[Date Prev][Date Next] [Chronological] [Thread] [Top]

Re: OpenLDAP 2.0.1, netscape and userSMIMEcertificate



At 07:15 PM 9/13/00 +0200, Karsten Künne wrote:
>The next problem

I missed this part...

>was to read back the certificate from the server with
>netscape. Netscape always asks for the attribute "userSMIMEcertificate;binary"

This is fine.  It's asking for the binary transfer of
the userSMIMEcertificate.

>which obviously doesn't exist because the attribute's name is
>"userSMIMEcertificate" and "binary" is just the encoding.
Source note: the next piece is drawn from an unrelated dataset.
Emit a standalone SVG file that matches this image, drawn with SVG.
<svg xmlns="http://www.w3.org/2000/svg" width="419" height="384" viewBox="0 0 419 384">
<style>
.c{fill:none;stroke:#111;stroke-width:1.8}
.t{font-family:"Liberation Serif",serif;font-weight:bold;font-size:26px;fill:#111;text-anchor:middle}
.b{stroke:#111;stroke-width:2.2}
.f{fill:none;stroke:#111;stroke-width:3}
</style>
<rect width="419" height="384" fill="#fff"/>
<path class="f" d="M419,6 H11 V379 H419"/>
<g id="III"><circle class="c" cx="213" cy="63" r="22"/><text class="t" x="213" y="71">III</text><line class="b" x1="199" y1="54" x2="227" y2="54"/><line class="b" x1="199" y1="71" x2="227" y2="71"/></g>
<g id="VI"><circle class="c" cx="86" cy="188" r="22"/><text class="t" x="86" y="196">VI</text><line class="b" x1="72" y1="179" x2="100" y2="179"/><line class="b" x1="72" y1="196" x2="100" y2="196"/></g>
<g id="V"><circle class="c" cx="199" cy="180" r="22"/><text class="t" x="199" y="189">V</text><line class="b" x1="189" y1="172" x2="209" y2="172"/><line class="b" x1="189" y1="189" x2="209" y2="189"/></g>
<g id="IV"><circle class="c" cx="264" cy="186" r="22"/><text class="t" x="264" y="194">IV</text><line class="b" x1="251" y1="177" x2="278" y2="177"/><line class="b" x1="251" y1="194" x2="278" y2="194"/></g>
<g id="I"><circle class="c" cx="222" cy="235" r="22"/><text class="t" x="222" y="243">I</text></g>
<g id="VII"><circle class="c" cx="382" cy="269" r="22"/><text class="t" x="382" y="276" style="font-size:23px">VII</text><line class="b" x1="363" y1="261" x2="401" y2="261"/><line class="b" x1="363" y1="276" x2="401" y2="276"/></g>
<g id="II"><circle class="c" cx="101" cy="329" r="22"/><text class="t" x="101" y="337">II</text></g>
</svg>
Don't confuse syntax with transfer means.  "x;binary" means
transfer the BER encoding of the value per the syntax.  For
x being INTEGER, this means to transfer as a BER encoded
INTEGER instead of a string representation of the INTEGER.
If x is a ASN.1 Certificate, then this means to transfer
the certificate using the BER encoded value instead of
the (defunct) string representation.  What's a bit confusing
in this case is that x is an ASN.1 Binary syntax and hence
is value is transferred in BER encoded regardless of whether
";binary" is specified or not.  (I'm not sure why inetOrgPerson
says to use ";binary" here, but it does.  Hopefully no other
application is expecting to ask for some other attribute y
of binary syntax and expects "y" not "y;binary".  We'll see.

Anyways, I digress.

>This time I
>would blame netscape for being wrong

Netscape, in this case, is doing what RFC 2798 says to do.
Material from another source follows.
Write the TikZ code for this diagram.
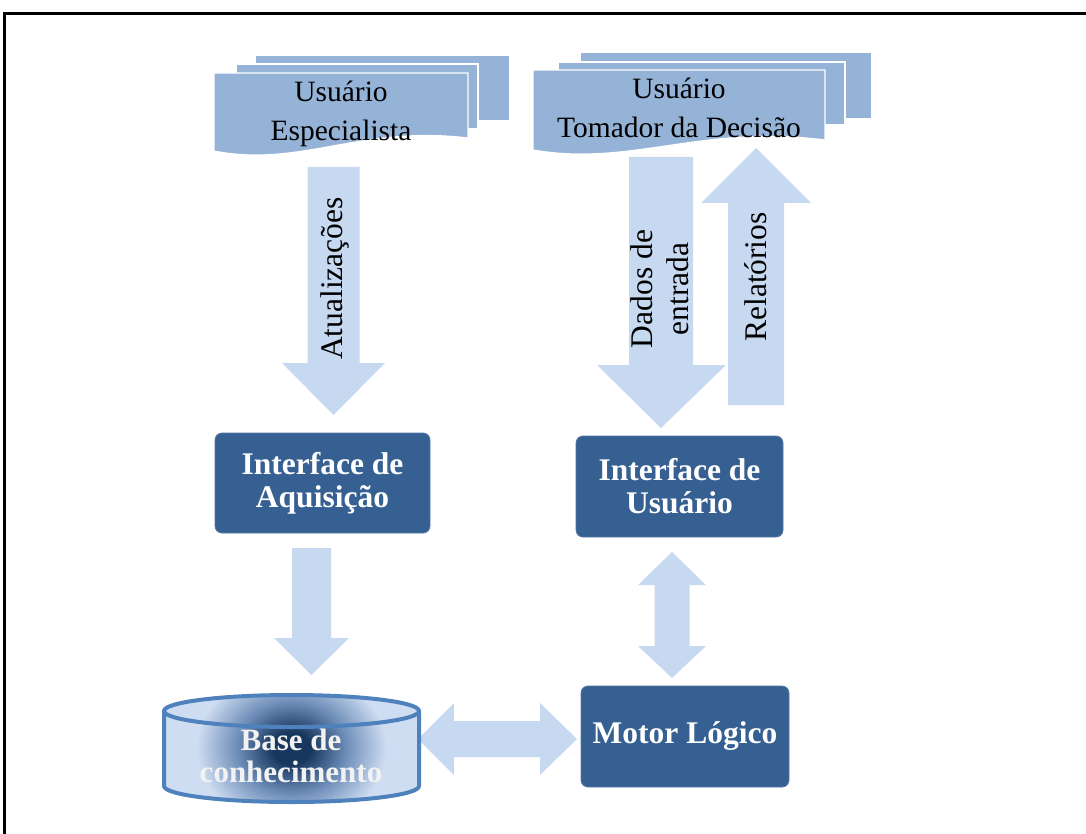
\documentclass[tikz,border=0pt]{standalone}
\usepackage{fontspec}
\setmainfont{Liberation Serif}
\definecolor{docblue}{HTML}{95B3D7}
\definecolor{arrowblue}{HTML}{C6D9F0}
\definecolor{boxblue}{HTML}{366092}
\definecolor{cylline}{HTML}{4F81BD}
\definecolor{cyldark}{HTML}{17375E}
\definecolor{cylmid}{HTML}{6A8AB6}
\definecolor{cyllight}{HTML}{CFDDF2}
\definecolor{kbtext}{HTML}{F2F2F2}
\pgfdeclareradialshading{cylshade}{\pgfpoint{0bp}{0bp}}{color(0bp)=(cyldark); color(5bp)=(cyldark); color(14bp)=(cylmid); color(25bp)=(cyllight); color(50bp)=(cyllight)}
\newcommand{\mycylpath}{(164,711) -- (164,786) .. controls (164,794.8) and (221.1,802) .. (291.5,802) .. controls (361.9,802) and (419,794.8) .. (419,786) -- (419,711) .. controls (419,702.2) and (361.9,695) .. (291.5,695) .. controls (221.1,695) and (164,702.2) .. (164,711) -- cycle}
\begin{document}
\begin{tikzpicture}[x=1pt,y=-1pt,
  doc/.style={fill=docblue, draw=white, line width=1.2pt},
  barrow/.style={fill=arrowblue, draw=none},
  box/.style={fill=boxblue, draw=boxblue!85!white, line width=0.8pt, rounded corners=7pt, text=white, font=\fontsize{31.5}{33}\selectfont\bfseries, align=center, inner sep=0pt},
  doctext/.style={font=\fontsize{29.5}{39}\selectfont, align=center, text=black, inner sep=0pt},
  arrtext/.style={font=\fontsize{31.5}{36}\selectfont, align=center, rotate=90, inner sep=0pt, text=black}]
\useasboundingbox (0,0) rectangle (1086,834);
% frame
\draw[line width=2.2pt] (4.5,834) -- (4.5,13.5) -- (1086,13.5);

% document stacks
\draw[doc] (255,55) rectangle (510,121);
\draw[doc] (236,64) rectangle (478,129);
\draw[doc] (214,73) -- (468,73) -- (468,138) .. controls (360,125) and (300,168) .. (214,151) -- cycle;
\node[doctext] (ue) at (341,114) {Usuário\\Especialista};

\draw[doc] (580,52) rectangle (872,119);
\draw[doc] (558,62) rectangle (845,125);
\draw[doc] (533,70) -- (825,70) -- (825,140) .. controls (701,124) and (632,167) .. (533,150) -- cycle;
\node[doctext] (ut) at (679,108) {Usuário\\Tomador da Decisão};

% boxes
\node[box, minimum width=215pt, minimum height=100pt] (ia) at (322.5,483) {Interface de\\Aquisição};
\node[box, minimum width=207pt, minimum height=101pt] (iu) at (679.5,486.5) {Interface de\\Usuário};
\node[box, minimum width=208pt, minimum height=101pt] (ml) at (685,736.5) {Motor Lógico};

% block arrows
\fill[barrow] (307.5,167) -- (359.5,167) -- (359.5,363) -- (385,363) -- (333.5,415) -- (282,363) -- (307.5,363) -- cycle;
\node[arrtext] (at) at (334.5,278.5) {Atualizações};

\fill[barrow] (629,157) -- (693,157) -- (693,365) -- (726,365) -- (661,428) -- (597,365) -- (629,365) -- cycle;
\node[arrtext] (de) at (660,289) {Dados de\\entrada};

\fill[barrow] (728,405) -- (784,405) -- (784,203) -- (811,203) -- (756,148) -- (701,203) -- (728,203) -- cycle;
\node[arrtext] (re) at (756,277) {Relatórios};

\fill[barrow] (292,548) -- (331,548) -- (331,638) -- (349,638) -- (311.5,675) -- (274,638) -- (292,638) -- cycle;

\fill[barrow] (672,552) -- (706,585) -- (689.5,585) -- (689.5,646) -- (706,646) -- (672,678) -- (638,646) -- (654.5,646) -- (654.5,585) -- (638,585) -- cycle;

\fill[barrow] (418,739) -- (454,703) -- (454,721) -- (540,721) -- (540,703) -- (577,739) -- (540,775) -- (540,757) -- (454,757) -- (454,775) -- cycle;

% cylinder
\fill[cyllight] \mycylpath;
\begin{scope}
  \clip \mycylpath;
  \shade[shading=cylshade] (291.5,748) ellipse [x radius=95, y radius=80];
\end{scope}
\draw[cylline, line width=4pt, line join=round] \mycylpath;
\draw[cylline, line width=4pt] (164,711) .. controls (164,719.8) and (221.1,727) .. (291.5,727) .. controls (361.9,727) and (419,719.8) .. (419,711);
\node[font=\fontsize{31}{32}\selectfont\bfseries, text=kbtext, align=center, inner sep=0pt] (kb) at (291,756) {Base de\\conhecimento};
\end{tikzpicture}
\end{document}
>but I had to find a solution.
>In order to make netscape happy I added a small hack to search.c
>which simply strips the ";binary" qualifier from the attribute name. This is
>the patch:

This isn't the right fix...  this should already be handled
in result.c.  I'll take a look at this.  Any proper fix for
this is not likely to make 2.0.2... sorry.